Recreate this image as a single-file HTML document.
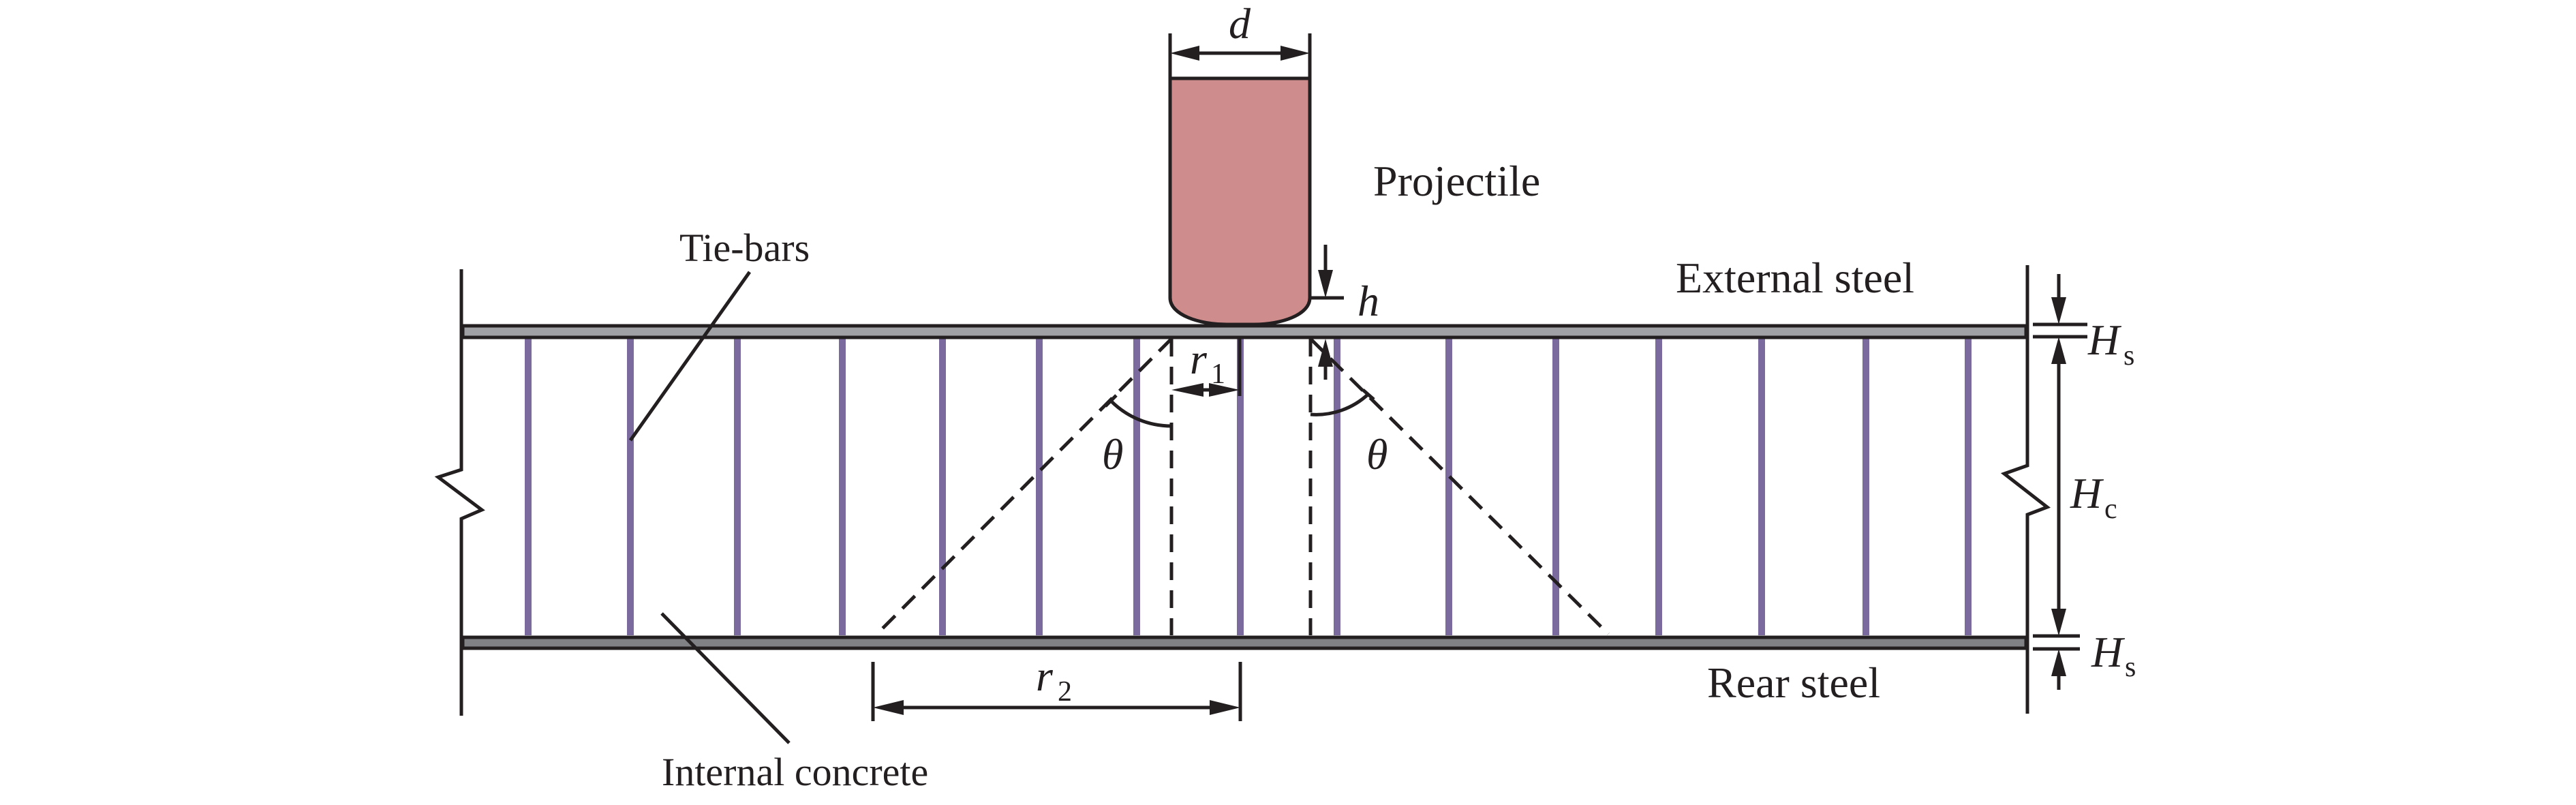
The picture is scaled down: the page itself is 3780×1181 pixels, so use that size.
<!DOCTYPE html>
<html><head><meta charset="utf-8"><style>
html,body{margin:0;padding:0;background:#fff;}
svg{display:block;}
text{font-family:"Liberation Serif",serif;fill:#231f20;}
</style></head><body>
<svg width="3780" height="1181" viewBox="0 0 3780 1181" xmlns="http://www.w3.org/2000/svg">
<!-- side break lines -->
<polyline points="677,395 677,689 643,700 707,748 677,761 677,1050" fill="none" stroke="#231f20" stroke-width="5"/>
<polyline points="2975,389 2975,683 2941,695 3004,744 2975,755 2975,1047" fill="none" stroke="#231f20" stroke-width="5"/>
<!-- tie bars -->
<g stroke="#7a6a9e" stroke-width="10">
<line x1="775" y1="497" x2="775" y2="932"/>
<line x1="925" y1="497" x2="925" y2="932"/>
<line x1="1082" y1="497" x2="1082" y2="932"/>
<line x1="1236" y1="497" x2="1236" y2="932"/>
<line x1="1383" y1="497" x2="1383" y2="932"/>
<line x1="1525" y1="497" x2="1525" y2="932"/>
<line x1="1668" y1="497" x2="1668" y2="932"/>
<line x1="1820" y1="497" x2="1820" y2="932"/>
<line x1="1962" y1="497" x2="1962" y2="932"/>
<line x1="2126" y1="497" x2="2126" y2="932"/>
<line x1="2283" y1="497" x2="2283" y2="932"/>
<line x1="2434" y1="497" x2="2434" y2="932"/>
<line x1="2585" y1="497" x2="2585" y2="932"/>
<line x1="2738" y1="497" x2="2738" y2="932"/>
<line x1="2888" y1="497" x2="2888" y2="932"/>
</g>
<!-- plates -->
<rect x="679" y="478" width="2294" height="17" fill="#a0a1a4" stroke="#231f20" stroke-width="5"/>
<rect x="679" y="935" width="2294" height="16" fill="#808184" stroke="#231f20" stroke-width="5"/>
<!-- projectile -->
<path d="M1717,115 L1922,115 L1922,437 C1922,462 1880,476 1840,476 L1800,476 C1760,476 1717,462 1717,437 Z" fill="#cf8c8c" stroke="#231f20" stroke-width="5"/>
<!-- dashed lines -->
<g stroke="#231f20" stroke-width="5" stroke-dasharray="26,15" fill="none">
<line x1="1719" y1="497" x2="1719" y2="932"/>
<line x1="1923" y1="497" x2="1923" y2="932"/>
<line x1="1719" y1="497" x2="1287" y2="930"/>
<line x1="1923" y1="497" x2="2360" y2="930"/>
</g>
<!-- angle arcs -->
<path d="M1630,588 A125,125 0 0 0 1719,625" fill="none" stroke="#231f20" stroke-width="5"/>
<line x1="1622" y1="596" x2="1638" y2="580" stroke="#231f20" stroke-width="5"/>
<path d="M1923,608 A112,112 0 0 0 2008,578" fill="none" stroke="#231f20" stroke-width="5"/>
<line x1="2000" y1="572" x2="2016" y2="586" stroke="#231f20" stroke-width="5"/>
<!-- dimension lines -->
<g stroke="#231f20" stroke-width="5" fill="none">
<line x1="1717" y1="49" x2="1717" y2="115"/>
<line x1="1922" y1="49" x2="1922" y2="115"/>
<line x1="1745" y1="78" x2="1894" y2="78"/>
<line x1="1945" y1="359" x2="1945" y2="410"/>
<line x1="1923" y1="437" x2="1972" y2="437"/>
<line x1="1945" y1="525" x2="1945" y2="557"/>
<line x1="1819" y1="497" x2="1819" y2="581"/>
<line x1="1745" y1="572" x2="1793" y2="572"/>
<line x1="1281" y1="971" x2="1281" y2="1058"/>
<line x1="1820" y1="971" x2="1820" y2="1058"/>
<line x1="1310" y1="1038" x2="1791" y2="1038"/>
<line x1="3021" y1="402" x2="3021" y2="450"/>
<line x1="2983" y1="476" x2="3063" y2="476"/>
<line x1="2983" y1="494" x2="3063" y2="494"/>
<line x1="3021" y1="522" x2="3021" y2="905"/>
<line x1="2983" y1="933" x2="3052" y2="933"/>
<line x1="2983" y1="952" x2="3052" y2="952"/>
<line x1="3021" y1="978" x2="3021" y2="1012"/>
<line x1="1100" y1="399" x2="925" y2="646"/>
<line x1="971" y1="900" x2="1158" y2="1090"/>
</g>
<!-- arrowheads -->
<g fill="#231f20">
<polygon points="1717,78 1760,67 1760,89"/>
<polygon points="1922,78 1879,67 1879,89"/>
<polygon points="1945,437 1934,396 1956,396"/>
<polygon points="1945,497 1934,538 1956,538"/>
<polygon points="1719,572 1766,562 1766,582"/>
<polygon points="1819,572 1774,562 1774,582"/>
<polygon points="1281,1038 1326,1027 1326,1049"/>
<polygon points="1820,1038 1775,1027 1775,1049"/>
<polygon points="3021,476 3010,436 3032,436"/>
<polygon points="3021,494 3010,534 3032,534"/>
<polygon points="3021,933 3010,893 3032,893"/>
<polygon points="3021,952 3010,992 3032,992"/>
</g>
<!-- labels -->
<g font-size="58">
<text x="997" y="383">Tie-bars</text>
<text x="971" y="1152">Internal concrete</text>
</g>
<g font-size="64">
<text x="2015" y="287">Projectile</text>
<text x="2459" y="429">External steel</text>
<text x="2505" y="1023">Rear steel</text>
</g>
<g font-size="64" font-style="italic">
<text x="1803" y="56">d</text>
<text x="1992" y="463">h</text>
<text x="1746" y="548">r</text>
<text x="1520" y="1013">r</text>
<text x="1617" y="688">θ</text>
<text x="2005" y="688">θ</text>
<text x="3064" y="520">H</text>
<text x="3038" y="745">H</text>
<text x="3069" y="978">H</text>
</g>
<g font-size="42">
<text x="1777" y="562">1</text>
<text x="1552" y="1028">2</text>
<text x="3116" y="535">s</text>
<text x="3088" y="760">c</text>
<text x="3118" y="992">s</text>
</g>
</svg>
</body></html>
===
All the lines above are to be reproduced exactly, except the pictures.

SOLUTION FOR THIS TASK:
Recreate this image as a single-file HTML document.
The picture is scaled down: the page itself is 3780×1181 pixels, so use that size.
<!DOCTYPE html>
<html><head><meta charset="utf-8"><style>
html,body{margin:0;padding:0;background:#fff;}
svg{display:block;}
text{font-family:"Liberation Serif",serif;fill:#231f20;}
</style></head><body>
<svg width="3780" height="1181" viewBox="0 0 3780 1181" xmlns="http://www.w3.org/2000/svg">
<!-- side break lines -->
<polyline points="677,395 677,689 643,700 707,748 677,761 677,1050" fill="none" stroke="#231f20" stroke-width="5"/>
<polyline points="2975,389 2975,683 2941,695 3004,744 2975,755 2975,1047" fill="none" stroke="#231f20" stroke-width="5"/>
<!-- tie bars -->
<g stroke="#7a6a9e" stroke-width="10">
<line x1="775" y1="497" x2="775" y2="932"/>
<line x1="925" y1="497" x2="925" y2="932"/>
<line x1="1082" y1="497" x2="1082" y2="932"/>
<line x1="1236" y1="497" x2="1236" y2="932"/>
<line x1="1383" y1="497" x2="1383" y2="932"/>
<line x1="1525" y1="497" x2="1525" y2="932"/>
<line x1="1668" y1="497" x2="1668" y2="932"/>
<line x1="1820" y1="497" x2="1820" y2="932"/>
<line x1="1962" y1="497" x2="1962" y2="932"/>
<line x1="2126" y1="497" x2="2126" y2="932"/>
<line x1="2283" y1="497" x2="2283" y2="932"/>
<line x1="2434" y1="497" x2="2434" y2="932"/>
<line x1="2585" y1="497" x2="2585" y2="932"/>
<line x1="2738" y1="497" x2="2738" y2="932"/>
<line x1="2888" y1="497" x2="2888" y2="932"/>
</g>
<!-- plates -->
<rect x="679" y="478" width="2294" height="17" fill="#a0a1a4" stroke="#231f20" stroke-width="5"/>
<rect x="679" y="935" width="2294" height="16" fill="#808184" stroke="#231f20" stroke-width="5"/>
<!-- projectile -->
<path d="M1717,115 L1922,115 L1922,437 C1922,462 1880,476 1840,476 L1800,476 C1760,476 1717,462 1717,437 Z" fill="#cf8c8c" stroke="#231f20" stroke-width="5"/>
<!-- dashed lines -->
<g stroke="#231f20" stroke-width="5" stroke-dasharray="26,15" fill="none">
<line x1="1719" y1="497" x2="1719" y2="932"/>
<line x1="1923" y1="497" x2="1923" y2="932"/>
<line x1="1719" y1="497" x2="1287" y2="930"/>
<line x1="1923" y1="497" x2="2360" y2="930"/>
</g>
<!-- angle arcs -->
<path d="M1630,588 A125,125 0 0 0 1719,625" fill="none" stroke="#231f20" stroke-width="5"/>
<line x1="1622" y1="596" x2="1638" y2="580" stroke="#231f20" stroke-width="5"/>
<path d="M1923,608 A112,112 0 0 0 2008,578" fill="none" stroke="#231f20" stroke-width="5"/>
<line x1="2000" y1="572" x2="2016" y2="586" stroke="#231f20" stroke-width="5"/>
<!-- dimension lines -->
<g stroke="#231f20" stroke-width="5" fill="none">
<line x1="1717" y1="49" x2="1717" y2="115"/>
<line x1="1922" y1="49" x2="1922" y2="115"/>
<line x1="1745" y1="78" x2="1894" y2="78"/>
<line x1="1945" y1="359" x2="1945" y2="410"/>
<line x1="1923" y1="437" x2="1972" y2="437"/>
<line x1="1945" y1="525" x2="1945" y2="557"/>
<line x1="1819" y1="497" x2="1819" y2="581"/>
<line x1="1745" y1="572" x2="1793" y2="572"/>
<line x1="1281" y1="971" x2="1281" y2="1058"/>
<line x1="1820" y1="971" x2="1820" y2="1058"/>
<line x1="1310" y1="1038" x2="1791" y2="1038"/>
<line x1="3021" y1="402" x2="3021" y2="450"/>
<line x1="2983" y1="476" x2="3063" y2="476"/>
<line x1="2983" y1="494" x2="3063" y2="494"/>
<line x1="3021" y1="522" x2="3021" y2="905"/>
<line x1="2983" y1="933" x2="3052" y2="933"/>
<line x1="2983" y1="952" x2="3052" y2="952"/>
<line x1="3021" y1="978" x2="3021" y2="1012"/>
<line x1="1100" y1="399" x2="925" y2="646"/>
<line x1="971" y1="900" x2="1158" y2="1090"/>
</g>
<!-- arrowheads -->
<g fill="#231f20">
<polygon points="1717,78 1760,67 1760,89"/>
<polygon points="1922,78 1879,67 1879,89"/>
<polygon points="1945,437 1934,396 1956,396"/>
<polygon points="1945,497 1934,538 1956,538"/>
<polygon points="1719,572 1766,562 1766,582"/>
<polygon points="1819,572 1774,562 1774,582"/>
<polygon points="1281,1038 1326,1027 1326,1049"/>
<polygon points="1820,1038 1775,1027 1775,1049"/>
<polygon points="3021,476 3010,436 3032,436"/>
<polygon points="3021,494 3010,534 3032,534"/>
<polygon points="3021,933 3010,893 3032,893"/>
<polygon points="3021,952 3010,992 3032,992"/>
</g>
<!-- labels -->
<g font-size="58">
<text x="997" y="383">Tie-bars</text>
<text x="971" y="1152">Internal concrete</text>
</g>
<g font-size="64">
<text x="2015" y="287">Projectile</text>
<text x="2459" y="429">External steel</text>
<text x="2505" y="1023">Rear steel</text>
</g>
<g font-size="64" font-style="italic">
<text x="1803" y="56">d</text>
<text x="1992" y="463">h</text>
<text x="1746" y="548">r</text>
<text x="1520" y="1013">r</text>
<text x="1617" y="688">θ</text>
<text x="2005" y="688">θ</text>
<text x="3064" y="520">H</text>
<text x="3038" y="745">H</text>
<text x="3069" y="978">H</text>
</g>
<g font-size="42">
<text x="1777" y="562">1</text>
<text x="1552" y="1028">2</text>
<text x="3116" y="535">s</text>
<text x="3088" y="760">c</text>
<text x="3118" y="992">s</text>
</g>
</svg>
</body></html>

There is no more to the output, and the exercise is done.